Evaluating PPA vs. Direct Ownership
The choice between a PPA and direct ownership depends on the property's ownership structure, tax position, capital availability, and hold period. Direct ownership captures the full economic value of the system, including the ITC, accelerated depreciation, and all electricity savings, but requires significant upfront capital and assumes performance and maintenance risk. A PPA eliminates capital expenditure and transfers performance risk to the developer but captures only a fraction of the total economic value over the contract term. Property owners with a long hold period and sufficient tax appetite should favor direct ownership. Those with shorter hold periods, limited capital budgets, or insufficient tax liability should favor the PPA structure.
Community Solar: Off-Site Access for Every Building
Not every commercial building has a suitable roof for solar installation. Shading from adjacent structures, roof condition issues, unfavorable orientation, or structural limitations can make on-site solar impractical. Community solar programs address this gap by allowing commercial customers to subscribe to a portion of an off-site solar farm and receive credits on their utility bill that offset a percentage of their electricity costs.
Community solar is available in approximately 22 states as of 2026, with the most mature programs in New York, Minnesota, Massachusetts, Illinois, New Jersey, and Maine. The subscription model requires no capital investment, no roof access, and no equipment installation. Subscribers typically receive a guaranteed discount of 10 to 20 percent on the solar credits applied to their bill compared to what they would have paid the utility for that same electricity. Contracts run three to twenty-five years depending on the state and program structure.
Portfolio-Wide Community Solar Strategy
For property operators managing multi-building portfolios, community solar subscriptions offer a scalable way to reduce electricity costs across properties that are not candidates for on-site installation. A portfolio approach to community solar involves subscribing each eligible building to its proportional share of an off-site project, with the total subscription sized to cover a target percentage of portfolio electricity consumption. This strategy works best when managed centrally, as individual property managers may not have visibility into community solar availability or the expertise to evaluate subscription terms.
Net Metering Policy Trends: Where the Landscape Is Shifting
The net metering landscape is evolving rapidly as utilities and state regulators grapple with the cost-shifting debate that has accompanied the growth of distributed solar. The trend across most states is toward reducing the value of exported solar energy, either by transitioning from retail-rate credits to time-varying or avoided-cost credits, or by imposing capacity limits, demand charges, or fixed charges on solar customers.

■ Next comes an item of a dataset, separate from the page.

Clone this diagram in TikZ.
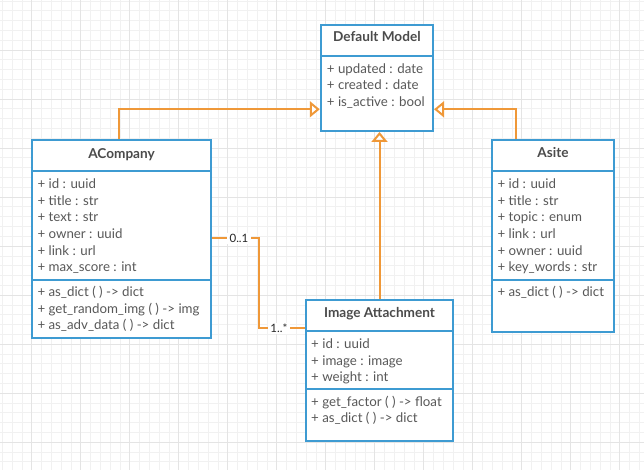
\documentclass[tikz,border=0pt]{standalone}
\usepackage{fontspec}
\setmainfont{Lato}
\usepackage{tikz}
\usetikzlibrary{arrows.meta}
\definecolor{umlblue}{RGB}{62,155,210}
\definecolor{umlorange}{RGB}{239,152,56}
\definecolor{umltext}{RGB}{88,88,88}
\definecolor{gridminor}{RGB}{241,241,241}
\definecolor{gridmajor}{RGB}{228,228,228}

\begin{document}
\begin{tikzpicture}[x=1pt,y=-1pt]
\tikzset{>={Triangle[width=16pt,length=10pt,fill=white]}}
\tikzstyle{classbox}=[draw=umlblue,line width=2pt,fill=white,inner sep=0pt]
\tikzstyle{classline}=[draw=umlblue,line width=2pt]
\tikzstyle{title}=[font=\fontsize{13.6}{15}\selectfont\bfseries,text=umltext!85!black,inner sep=0pt,anchor=base]
\tikzstyle{attr}=[font=\fontsize{13.3}{15}\selectfont,text=umltext,inner sep=0pt,anchor=base west]
\tikzstyle{inherit}=[->,draw=umlorange,line width=2pt]
\tikzstyle{assoc}=[draw=umlorange,line width=2pt]
\tikzstyle{mult}=[fill=white,font=\fontsize{11.5}{13}\selectfont,text=black!85,inner xsep=2.5pt,inner ysep=1pt]

\useasboundingbox (0,0) rectangle (644,470);
\fill[white] (0,0) rectangle (644,470);
\foreach \gx in {2.3,12.1,...,644} \draw[gridminor,line width=0.6pt] (\gx,0) -- (\gx,470);
\foreach \gy in {1,10.8,...,470} \draw[gridminor,line width=0.6pt] (0,\gy) -- (644,\gy);
\foreach \gx in {31.7,80.7,...,644} \draw[gridmajor,line width=0.6pt] (\gx,0) -- (\gx,470);
\foreach \gy in {50,99,...,470} \draw[gridmajor,line width=0.6pt] (0,\gy) -- (644,\gy);

\node[classbox,minimum width=112.3pt,minimum height=106pt] (model) at (376.9,78) {};
\draw[classline] (model.west |- 0,56) -- (model.east |- 0,56);
\node[title] (model-t) at (376.9,42) {Default Model};
\foreach \t [count=\i] in {+ updated : date, + created : date, + is\_active : bool}
  \node[attr] (model-a\i) at (326.7,56.6+16.7*\i) {\t};

\node[classbox,minimum width=179pt,minimum height=198pt] (company) at (121.5,239) {};
\draw[classline] (company.west |- 0,171) -- (company.east |- 0,171);
\draw[classline] (company.west |- 0,280) -- (company.east |- 0,280);
\node[title] (company-t) at (121.5,158.3) {ACompany};
\foreach \t [count=\i] in {+ id : uuid, + title : str, + text : str, + owner : uuid, + link : url, + max\_score : int}
  \node[attr] (company-a\i) at (37.3,171.6+16.7*\i) {\t};
\foreach \t [count=\i] in {+ as\_dict ( ) -> dict, + get\_random\_img ( ) -> img, + as\_adv\_data ( ) -> dict}
  \node[attr] (company-m\i) at (37.3,280.2+16.5*\i) {\t};

\node[classbox,minimum width=122pt,minimum height=192pt] (site) at (553,236) {};
\draw[classline] (site.west |- 0,171) -- (site.east |- 0,171);
\draw[classline] (site.west |- 0,280) -- (site.east |- 0,280);
\node[title] (site-t) at (553,157.5) {Asite};
\foreach \t [count=\i] in {+ id : uuid, + title : str, + topic : enum, + link : url, + owner : uuid, + key\_words : str}
  \node[attr] (site-a\i) at (497.3,171.6+16.7*\i) {\t};
\node[attr] (site-m1) at (497.3,296.7) {+ as\_dict ( ) -> dict};

\node[classbox,minimum width=147pt,minimum height=141pt] (image) at (379.5,370.5) {};
\draw[classline] (image.west |- 0,331) -- (image.east |- 0,331);
\draw[classline] (image.west |- 0,389) -- (image.east |- 0,389);
\node[title] (image-t) at (379.5,317.3) {Image Attachment};
\foreach \t [count=\i] in {+ id : uuid, + image : image, + weight : int}
  \node[attr] (image-a\i) at (311,331.6+16.7*\i) {\t};
\foreach \t [count=\i] in {+ get\_factor ( ) -> float, + as\_dict ( ) -> dict}
  \node[attr] (image-m\i) at (311,389.3+16.7*\i) {\t};

\coordinate (kA) at (259.3,238.3);
\coordinate (kB) at (259.3,328.3);
\coordinate (kC) at (119,109.3);
\coordinate (kD) at (516,109.3);
\draw[inherit] (company.north -| kC) -- (kC) -- (model.west |- kC);
\draw[inherit] (site.north -| kD) -- (kD) -- (model.east |- kD);
\draw[inherit] (image.north) -- (image.north |- model.south);
\draw[assoc] (company.east |- kA) -- node[mult,pos=0.57] (m01) {0..1} (kA) -- (kB)
  -- node[mult,pos=0.43] (m1n) {1..*} (image.west |- kB);
\end{tikzpicture}
\end{document}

- California's NEM 3.0 reduced export credit values by approximately 75 percent compared to the previous program, making battery storage a virtual requirement for new installations to maintain reasonable economics.
- New York's VDER tariff replaced simple net metering with a value stack that varies by location, time of day, and grid conditions, creating more complex but potentially more accurate compensation for distributed solar.

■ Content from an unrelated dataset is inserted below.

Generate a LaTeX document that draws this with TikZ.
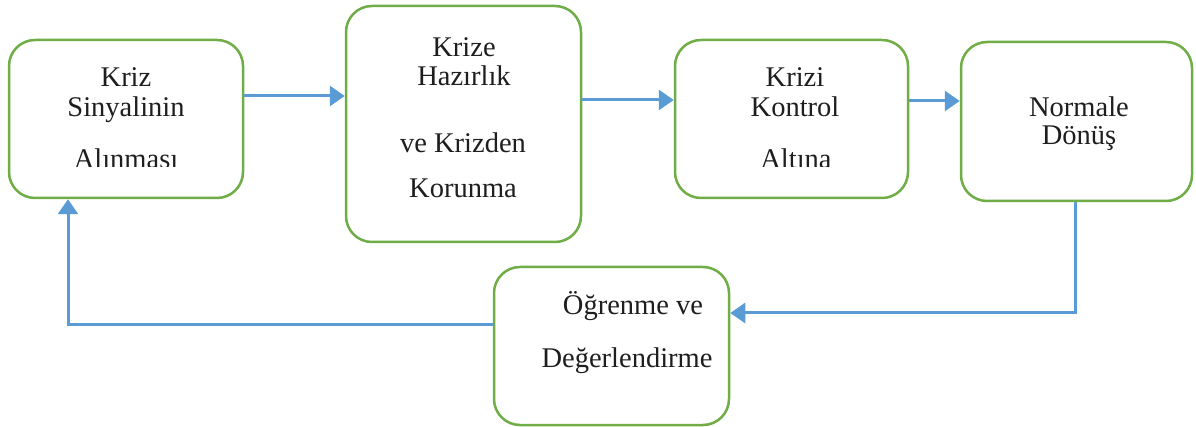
\documentclass[tikz,border=0pt]{standalone}
\usepackage{fontspec}
\setmainfont{Liberation Serif}
\usetikzlibrary{arrows.meta,calc}
\definecolor{boxgreen}{HTML}{70AD47}
\definecolor{arrblue}{HTML}{5B9BD5}
\definecolor{txt}{HTML}{1E1E1E}
\begin{document}
\begin{tikzpicture}[x=1pt,y=-1pt,
  stagebox/.style={draw=boxgreen,line width=2.5pt,rounded corners=26pt,inner sep=0pt,fill=white},
  lbl/.style={anchor=base,inner sep=0pt,text=txt,font=\fontsize{28.5}{33}\selectfont},
  arr/.style={draw=arrblue,line width=3pt,-{Triangle[length=15pt,width=20pt]}}]
\useasboundingbox (0,0) rectangle (1196,427);
% boxes
\node[stagebox,minimum width=234pt,minimum height=158pt] (b1) at (126,119) {};
\node[stagebox,minimum width=235pt,minimum height=236pt] (b2) at (463.5,124) {};
\node[stagebox,minimum width=233pt,minimum height=158pt] (b3) at (791.5,119) {};
\node[stagebox,minimum width=231pt,minimum height=159pt] (b4) at (1076.5,121.5) {};
\node[stagebox,minimum width=235pt,minimum height=158pt] (b5) at (611.5,346) {};
% texts
\node[lbl] (t1a) at (126,87) {Kriz};
\node[lbl] (t1b) at (126,117) {Sinyalinin};
\begin{scope}
\clip (0,0) rectangle (1196,167);
\node[lbl] (t1c) at (126,169) {Alınması};
\node[lbl] (t3c) at (796,169) {Altına};
\end{scope}
\node[lbl] (t2a) at (464,57) {Krize};
\node[lbl] (t2b) at (464,86) {Hazırlık};
\node[lbl] (t2c) at (463,153) {ve Krizden};
\node[lbl] (t2d) at (463,198) {Korunma};
\node[lbl] (t3a) at (795,87) {Krizi};
\node[lbl] (t3b) at (795,117) {Kontrol};
\node[lbl] (t4a) at (1079,117) {Normale};
\node[lbl] (t4b) at (1079,145) {Dönüş};
\node[lbl] (t5a) at (633,315) {Öğrenme ve};
\node[lbl] (t5b) at (627,367) {Değerlendirme};
% connectors
\draw[arr] ([yshift=23pt]b1.east) -- ([yshift=23pt]b1.east -| b2.west);
\draw[arr] ([yshift=24pt]b2.east) -- ([yshift=24pt]b2.east -| b3.west);
\draw[arr] ([yshift=18pt]b3.east) -- ([yshift=18pt]b3.east -| b4.west);
\draw[arr] ([xshift=-1.5pt]b4.south) |- ([yshift=33pt]b5.east);
\draw[arr] ([yshift=21pt]b5.west) -| ([xshift=-58pt]b1.south);
\end{tikzpicture}
\end{document}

- Florida's net metering step-down is reducing export credits from 75 percent to 60 percent of retail rates in 2026, with further reductions scheduled through 2028.
- Several Midwestern states including Indiana and Iowa have moved from retail-rate net metering to avoided-cost-based compensation, reducing export values by 40 to 60 percent.
- States maintaining strong net metering include New Jersey, Maryland, Oregon, and Connecticut, though each faces ongoing regulatory proceedings that could modify their programs in the near term.
Building a Solar Strategy for Your Portfolio
The most effective commercial solar strategy starts with a portfolio-wide assessment that evaluates each building against the solar economics available in its specific state and utility territory. This assessment should include roof condition and remaining useful life, available area and orientation, current utility tariff and rate trajectory, state incentive programs and their enrollment windows, net metering policy and any pending regulatory changes, and the building's consumption profile and load shape.
Properties with strong on-site solar potential in favorable policy states should be prioritized for rooftop or carport installations. Properties that are not suitable for on-site solar but are located in states with community solar programs should be enrolled in off-site subscriptions. Properties in states with deteriorating net metering should be evaluated for solar-plus-storage configurations that maximize self-consumption and minimize reliance on export credits.
The commercial solar market in 2026 is not uniform. The difference between a well-designed system in a favorable policy state and a poorly evaluated installation in a challenging regulatory environment can mean the difference between a five-year payback and a system that never achieves positive returns. A centralized utility management platform that tracks consumption data, utility rates, and incentive program availability across the portfolio is the foundation for making informed solar investment decisions at scale.